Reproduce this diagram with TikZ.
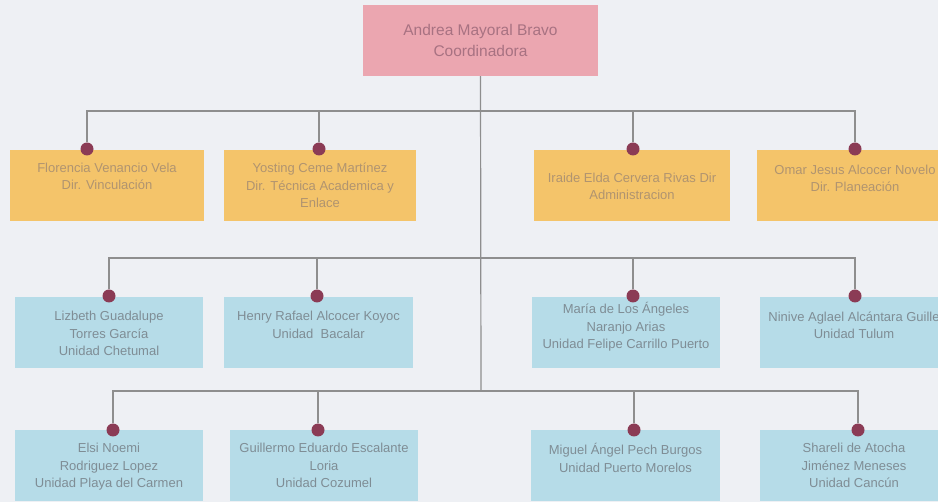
\documentclass[tikz,border=0pt]{standalone}
\usepackage{fontspec}
\setmainfont{Liberation Sans}

\definecolor{bgcol}{HTML}{EEF0F4}
\definecolor{headcol}{HTML}{EBA6B0}
\definecolor{dircol}{HTML}{F4C46A}
\definecolor{unitcol}{HTML}{B6DCE8}
\definecolor{knobcol}{HTML}{8B3B55}
\definecolor{linecol}{HTML}{8E8E8E}
\definecolor{headtxt}{HTML}{A87282}
\definecolor{dirtxt}{HTML}{B09470}
\definecolor{unittxt}{HTML}{7F8D95}

\tikzset{
  conn/.style={draw=linecol, line width=1.2pt},
  box/.style={rectangle, inner sep=0pt, minimum height=71pt},
  head/.style={box, fill=headcol, text=headtxt, minimum width=235pt,
    align=center, font=\fontsize{15.5}{21}\selectfont},
  dirbox/.style={box, fill=dircol},
  unitbox/.style={box, fill=unitcol},
  txt/.style={anchor=north, inner sep=0pt, align=center,
    font=\fontsize{13}{17.5}\selectfont},
  knob/.style={circle, fill=knobcol, inner sep=0pt, minimum size=13pt}
}

\begin{document}
\begin{tikzpicture}[x=1pt, y=-1pt]
  \fill[bgcol] (0,0) rectangle (938,502);
  \useasboundingbox (0,0) rectangle (938,502);
  \clip (0,0) rectangle (938,502);

  % coordinadora
  \node[head] (top) at (480.5,40.5) {Andrea Mayoral Bravo\\Coordinadora};

  % direcciones
  \node[dirbox, minimum width=194pt] (o1) at (107,185.5) {};
  \node[dirbox, minimum width=192pt] (o2) at (320,185.5) {};
  \node[dirbox, minimum width=196pt] (o3) at (632,185.5) {};
  \node[dirbox, minimum width=196pt] (o4) at (855,185.5) {};
  \node[txt, text=dirtxt] (t11) at ([yshift=-13pt]o1.north) {Florencia Venancio Vela\\Dir. Vinculación};
  \node[txt, text=dirtxt] (t12) at ([yshift=-13pt]o2.north) {Yosting Ceme Martínez\\Dir. Técnica Academica y\\Enlace};
  \node[txt, text=dirtxt] (t13) at ([yshift=-23pt]o3.north) {Iraide Elda Cervera Rivas Dir\\Administracion};
  \node[txt, text=dirtxt] (t14) at ([yshift=-15pt]o4.north) {Omar Jesus Alcocer Novelo\\Dir. Planeación};

  % unidades
  \node[unitbox, minimum width=188pt] (u1) at (109,333) {};
  \node[unitbox, minimum width=189pt] (u2) at (318.5,333) {};
  \node[unitbox, minimum width=188pt] (u3) at (626,333) {};
  \node[unitbox, minimum width=188pt] (u4) at (854,333) {};
  \node[txt, text=unittxt] (t21) at ([yshift=-14pt]u1.north) {Lizbeth Guadalupe\\Torres García\\Unidad Chetumal};
  \node[txt, text=unittxt] (t22) at ([yshift=-14pt]u2.north) {Henry Rafael Alcocer Koyoc\\Unidad\ \ Bacalar};
  \node[txt, text=unittxt] (t23) at ([yshift=-5pt]u3.north) {María de Los Ángeles\\Naranjo Arias\\Unidad Felipe Carrillo Puerto};
  \node[txt, text=unittxt] (t24) at ([yshift=-14pt]u4.north) {Ninive Aglael Alcántara Guille\\Unidad Tulum};

  \node[unitbox, minimum width=188pt] (v1) at (109,466) {};
  \node[unitbox, minimum width=188pt] (v2) at (324,466) {};
  \node[unitbox, minimum width=189pt] (v3) at (625.5,466) {};
  \node[unitbox, minimum width=188pt] (v4) at (854,466) {};
  \node[txt, text=unittxt] (t31) at ([yshift=-13pt]v1.north) {Elsi Noemi\\Rodriguez Lopez\\Unidad Playa del Carmen};
  \node[txt, text=unittxt] (t32) at ([yshift=-13pt]v2.north) {Guillermo Eduardo Escalante\\Loria\\Unidad Cozumel};
  \node[txt, text=unittxt] (t33) at ([yshift=-13pt]v3.north) {Miguel Ángel Pech Burgos\\Unidad Puerto Morelos};
  \node[txt, text=unittxt] (t34) at ([yshift=-13pt]v4.north) {Shareli de Atocha\\Jiménez Meneses\\Unidad Cancún};

  % puntos de enlace
  \node[knob] (k11) at (87,149) {};
  \node[knob] (k12) at (319,149) {};
  \node[knob] (k13) at (633,149) {};
  \node[knob] (k14) at (855,149) {};
  \node[knob] (k21) at (109,296) {};
  \node[knob] (k22) at (317,296) {};
  \node[knob] (k23) at (633,296) {};
  \node[knob] (k24) at (855,296) {};
  \node[knob] (k31) at (113,430) {};
  \node[knob] (k32) at (318,430) {};
  \node[knob] (k33) at (634,430) {};
  \node[knob] (k34) at (858,430) {};

  \coordinate (bus1) at (481,111);
  \coordinate (bus2) at (481,258);
  \coordinate (bus3) at (481,391);

  \draw[conn] (top.south) -- (bus3);
  \draw[conn] (k11) |- (bus1) -| (k14);
  \draw[conn] (k12) |- (bus1);
  \draw[conn] (k13) |- (bus1);
  \draw[conn] (k21) |- (bus2) -| (k24);
  \draw[conn] (k22) |- (bus2);
  \draw[conn] (k23) |- (bus2);
  \draw[conn] (k31) |- (bus3) -| (k34);
  \draw[conn] (k32) |- (bus3);
  \draw[conn] (k33) |- (bus3);
\end{tikzpicture}
\end{document}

● **WHAT IS NEEDED**
Repeat only the lines from the beginning of the material through the line containing "(top) at (480.5,40.5)", both ends kept, leaving pictures out.

● **RIGHT ANSWER**
Reproduce this diagram with TikZ.
\documentclass[tikz,border=0pt]{standalone}
\usepackage{fontspec}
\setmainfont{Liberation Sans}

\definecolor{bgcol}{HTML}{EEF0F4}
\definecolor{headcol}{HTML}{EBA6B0}
\definecolor{dircol}{HTML}{F4C46A}
\definecolor{unitcol}{HTML}{B6DCE8}
\definecolor{knobcol}{HTML}{8B3B55}
\definecolor{linecol}{HTML}{8E8E8E}
\definecolor{headtxt}{HTML}{A87282}
\definecolor{dirtxt}{HTML}{B09470}
\definecolor{unittxt}{HTML}{7F8D95}

\tikzset{
  conn/.style={draw=linecol, line width=1.2pt},
  box/.style={rectangle, inner sep=0pt, minimum height=71pt},
  head/.style={box, fill=headcol, text=headtxt, minimum width=235pt,
    align=center, font=\fontsize{15.5}{21}\selectfont},
  dirbox/.style={box, fill=dircol},
  unitbox/.style={box, fill=unitcol},
  txt/.style={anchor=north, inner sep=0pt, align=center,
    font=\fontsize{13}{17.5}\selectfont},
  knob/.style={circle, fill=knobcol, inner sep=0pt, minimum size=13pt}
}

\begin{document}
\begin{tikzpicture}[x=1pt, y=-1pt]
  \fill[bgcol] (0,0) rectangle (938,502);
  \useasboundingbox (0,0) rectangle (938,502);
  \clip (0,0) rectangle (938,502);

  % coordinadora
  \node[head] (top) at (480.5,40.5) {Andrea Mayoral Bravo\\Coordinadora};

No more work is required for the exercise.